**Task goal**
Nothing beyond the line containing "(0,0) rectangle (1225,427);" is to be printed; print exactly each line from the start of the records below through that line, leaving out pictures.

**The input**
## begin
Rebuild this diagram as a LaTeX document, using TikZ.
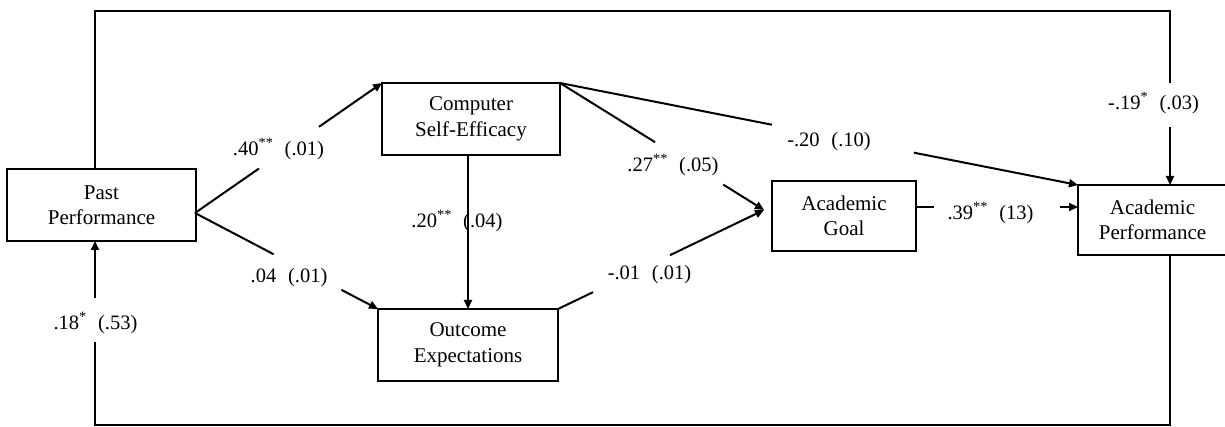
\documentclass[tikz,border=0pt]{standalone}
\usepackage{fontspec}
\setmainfont{Liberation Serif}
\usetikzlibrary{arrows.meta,calc}
\newcommand{\coef}[3]{#1\textsuperscript{#2}\hspace{0.55em}#3}
\begin{document}
\begin{tikzpicture}[x=1pt,y=-1pt,
  box/.style={draw,line width=2pt,align=center,inner sep=0pt,outer sep=0pt,
    font=\fontsize{21}{25.5}\selectfont},
  conn/.style={line width=2pt},
  arr/.style={conn,-{Triangle[length=9pt,width=8pt]}},
  coeflabel/.style={font=\fontsize{20.5}{23}\selectfont,inner sep=0pt}]
\useasboundingbox (0,0) rectangle (1225,427);

% boxes
\node[box,minimum width=189pt,minimum height=72pt] (pp)  at (101.5,205) {Past\\Performance};
\node[box,minimum width=178pt,minimum height=72pt] (cse) at (471,119)   {Computer\\Self-Efficacy};
\node[box,minimum width=180pt,minimum height=72pt] (oe)  at (468,345)   {Outcome\\Expectations};
\node[box,minimum width=144pt,minimum height=70pt] (ag)  at (844,216)   {Academic\\Goal};
\node[box,minimum width=149pt,minimum height=70pt] (ap)  at (1152.5,220) {Academic\\Performance};

% helper coordinates
\coordinate (ppo)  at ($(pp.east)+(-1,8)$);
\coordinate (agin) at ($(ag.west)+(-8,-6)$);
\coordinate (ago)  at ($(ag.east)+(0,-9)$);
\coordinate (api)  at (ap.west |- ago);
\coordinate (tl) at (95,11);
\coordinate (tr) at (1170,11);
\coordinate (bl) at (95,425);
\coordinate (br) at (1170,425);
\coordinate (ppt) at (tl |- pp.north);
\coordinate (ppb) at (bl |- pp.south);
\coordinate (apt) at (tr |- ap.north);
\coordinate (apb) at (br |- ap.south);
\coordinate (cseb) at (oe.north |- cse.south);

% connectors
\draw[conn] (ppo) -- ($(ppo)!0.342!(cse.north west)$);
\draw[arr]  ($(ppo)!0.663!(cse.north west)$) -- (cse.north west);
\draw[conn] (ppo) -- ($(ppo)!0.43!(oe.north west)$);
\draw[arr]  ($(ppo)!0.80!(oe.north west)$) -- (oe.north west);
\draw[arr]  (cseb) -- (oe.north);
\draw[conn] (cse.north east) -- ($(cse.north east)!0.466!(agin)$);
\draw[arr]  ($(cse.north east)!0.80!(agin)$) -- (agin);
\draw[conn] (cse.north east) -- ($(cse.north east)!0.409!(ap.north west)$);
\draw[arr]  ($(cse.north east)!0.683!(ap.north west)$) -- (ap.north west);
\draw[conn] (oe.north east) -- ($(oe.north east)!0.17!(agin)$);
\draw[arr]  ($(oe.north east)!0.544!(agin)$) -- (agin);
\draw[conn] (ago) -- ($(ago)!0.111!(api)$);
\draw[arr]  ($(ago)!0.889!(api)$) -- (api);
\draw[conn] (ppt) -- (tl) -- (tr) -- ($(tr)!0.414!(apt)$);
\draw[arr]  ($(tr)!0.667!(apt)$) -- (apt);
\draw[conn] (apb) -- (br) -- (bl) -- ($(bl)!0.451!(ppb)$);
\draw[arr]  ($(bl)!0.69!(ppb)$) -- (ppb);

% coefficient labels
\node[coeflabel] (l40) at (278.5,149) {\coef{.40}{**}{(.01)}};
\node[coeflabel] (l04) at (289,278)   {\coef{.04}{}{(.01)}};
\node[coeflabel] (l20) at (457,221)   {\coef{.20}{**}{(.04)}};
\node[coeflabel] (l27) at (673,165)   {\coef{.27}{**}{(.05)}};
\node[coeflabel] (lm20) at (829,142)  {\coef{-.20}{}{(.10)}};
\node[coeflabel] (lm01) at (649.5,275) {\coef{-.01}{}{(.01)}};
\node[coeflabel] (l39) at (990.5,213) {\coef{.39}{**}{(13)}};
\node[coeflabel] (lm19) at (1153.5,103) {\coef{-.19}{*}{(.03)}};
\node[coeflabel] (l18) at (95.5,323)  {\coef{.18}{*}{(.53)}};
\end{tikzpicture}
\end{document}
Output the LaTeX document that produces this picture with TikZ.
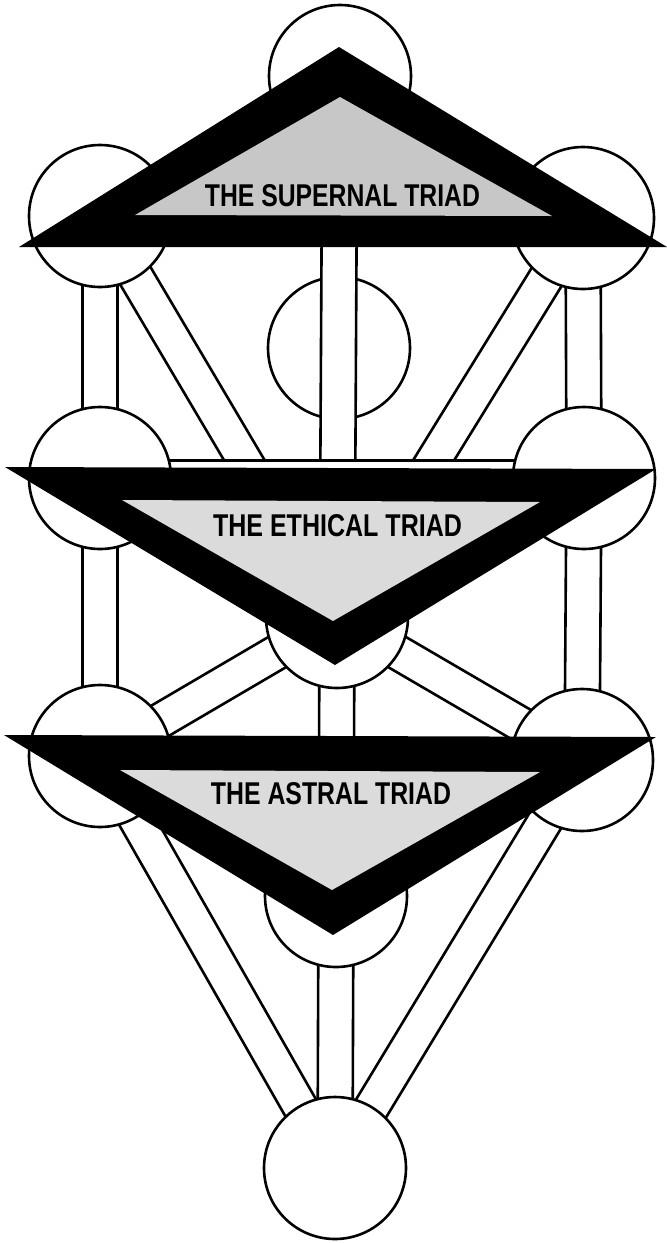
## end
**Response below**
Rebuild this diagram as a LaTeX document, using TikZ.
\documentclass[tikz,border=0pt]{standalone}
\usepackage{fontspec}
\setmainfont{Liberation Serif}
\usetikzlibrary{arrows.meta,calc}
\newcommand{\coef}[3]{#1\textsuperscript{#2}\hspace{0.55em}#3}
\begin{document}
\begin{tikzpicture}[x=1pt,y=-1pt,
  box/.style={draw,line width=2pt,align=center,inner sep=0pt,outer sep=0pt,
    font=\fontsize{21}{25.5}\selectfont},
  conn/.style={line width=2pt},
  arr/.style={conn,-{Triangle[length=9pt,width=8pt]}},
  coeflabel/.style={font=\fontsize{20.5}{23}\selectfont,inner sep=0pt}]
\useasboundingbox (0,0) rectangle (1225,427);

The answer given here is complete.